#### Task instructions
Reproduce the listing below without changes, except that pictures are left out.

#### Data lines
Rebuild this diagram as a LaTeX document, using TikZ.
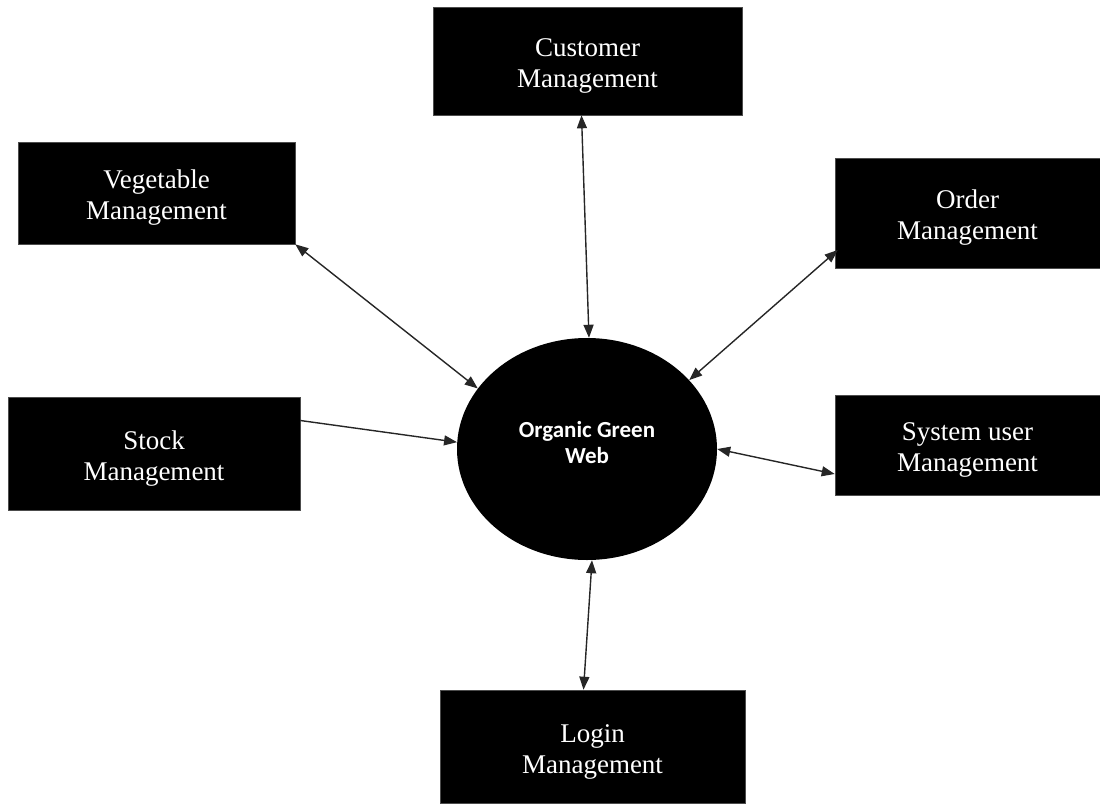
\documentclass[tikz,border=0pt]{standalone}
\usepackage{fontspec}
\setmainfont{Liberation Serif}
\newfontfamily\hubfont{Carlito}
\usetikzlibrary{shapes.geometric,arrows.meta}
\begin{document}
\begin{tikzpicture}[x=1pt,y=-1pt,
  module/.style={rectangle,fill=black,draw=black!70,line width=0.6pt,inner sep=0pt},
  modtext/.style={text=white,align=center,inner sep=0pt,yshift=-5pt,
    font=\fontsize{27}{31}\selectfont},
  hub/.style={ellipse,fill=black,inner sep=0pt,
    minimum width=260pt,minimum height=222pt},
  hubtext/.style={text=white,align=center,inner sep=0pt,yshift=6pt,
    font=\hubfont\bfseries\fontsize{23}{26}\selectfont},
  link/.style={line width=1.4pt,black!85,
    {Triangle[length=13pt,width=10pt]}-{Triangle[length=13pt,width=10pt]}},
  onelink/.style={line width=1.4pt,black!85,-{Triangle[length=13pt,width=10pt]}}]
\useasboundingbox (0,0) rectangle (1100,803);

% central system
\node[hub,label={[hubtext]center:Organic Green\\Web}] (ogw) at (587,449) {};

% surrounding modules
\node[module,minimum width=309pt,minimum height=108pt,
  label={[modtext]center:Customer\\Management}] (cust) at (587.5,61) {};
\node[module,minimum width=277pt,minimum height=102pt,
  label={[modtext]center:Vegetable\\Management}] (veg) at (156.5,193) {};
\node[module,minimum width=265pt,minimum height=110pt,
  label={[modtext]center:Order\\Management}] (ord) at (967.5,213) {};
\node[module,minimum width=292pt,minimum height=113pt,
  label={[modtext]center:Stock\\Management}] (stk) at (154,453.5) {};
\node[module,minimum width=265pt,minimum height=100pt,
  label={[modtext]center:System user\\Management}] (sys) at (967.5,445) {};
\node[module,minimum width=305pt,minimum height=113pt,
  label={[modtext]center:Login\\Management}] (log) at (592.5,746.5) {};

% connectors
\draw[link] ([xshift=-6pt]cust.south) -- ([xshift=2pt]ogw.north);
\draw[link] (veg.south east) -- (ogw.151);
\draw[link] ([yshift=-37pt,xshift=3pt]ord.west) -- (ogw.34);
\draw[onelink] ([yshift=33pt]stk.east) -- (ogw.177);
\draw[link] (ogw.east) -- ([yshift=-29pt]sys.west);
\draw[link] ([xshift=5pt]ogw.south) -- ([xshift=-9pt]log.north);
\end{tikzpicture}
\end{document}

#### Complete output
Rebuild this diagram as a LaTeX document, using TikZ.
\documentclass[tikz,border=0pt]{standalone}
\usepackage{fontspec}
\setmainfont{Liberation Serif}
\newfontfamily\hubfont{Carlito}
\usetikzlibrary{shapes.geometric,arrows.meta}
\begin{document}
\begin{tikzpicture}[x=1pt,y=-1pt,
  module/.style={rectangle,fill=black,draw=black!70,line width=0.6pt,inner sep=0pt},
  modtext/.style={text=white,align=center,inner sep=0pt,yshift=-5pt,
    font=\fontsize{27}{31}\selectfont},
  hub/.style={ellipse,fill=black,inner sep=0pt,
    minimum width=260pt,minimum height=222pt},
  hubtext/.style={text=white,align=center,inner sep=0pt,yshift=6pt,
    font=\hubfont\bfseries\fontsize{23}{26}\selectfont},
  link/.style={line width=1.4pt,black!85,
    {Triangle[length=13pt,width=10pt]}-{Triangle[length=13pt,width=10pt]}},
  onelink/.style={line width=1.4pt,black!85,-{Triangle[length=13pt,width=10pt]}}]
\useasboundingbox (0,0) rectangle (1100,803);

% central system
\node[hub,label={[hubtext]center:Organic Green\\Web}] (ogw) at (587,449) {};

% surrounding modules
\node[module,minimum width=309pt,minimum height=108pt,
  label={[modtext]center:Customer\\Management}] (cust) at (587.5,61) {};
\node[module,minimum width=277pt,minimum height=102pt,
  label={[modtext]center:Vegetable\\Management}] (veg) at (156.5,193) {};
\node[module,minimum width=265pt,minimum height=110pt,
  label={[modtext]center:Order\\Management}] (ord) at (967.5,213) {};
\node[module,minimum width=292pt,minimum height=113pt,
  label={[modtext]center:Stock\\Management}] (stk) at (154,453.5) {};
\node[module,minimum width=265pt,minimum height=100pt,
  label={[modtext]center:System user\\Management}] (sys) at (967.5,445) {};
\node[module,minimum width=305pt,minimum height=113pt,
  label={[modtext]center:Login\\Management}] (log) at (592.5,746.5) {};

% connectors
\draw[link] ([xshift=-6pt]cust.south) -- ([xshift=2pt]ogw.north);
\draw[link] (veg.south east) -- (ogw.151);
\draw[link] ([yshift=-37pt,xshift=3pt]ord.west) -- (ogw.34);
\draw[onelink] ([yshift=33pt]stk.east) -- (ogw.177);
\draw[link] (ogw.east) -- ([yshift=-29pt]sys.west);
\draw[link] ([xshift=5pt]ogw.south) -- ([xshift=-9pt]log.north);
\end{tikzpicture}
\end{document}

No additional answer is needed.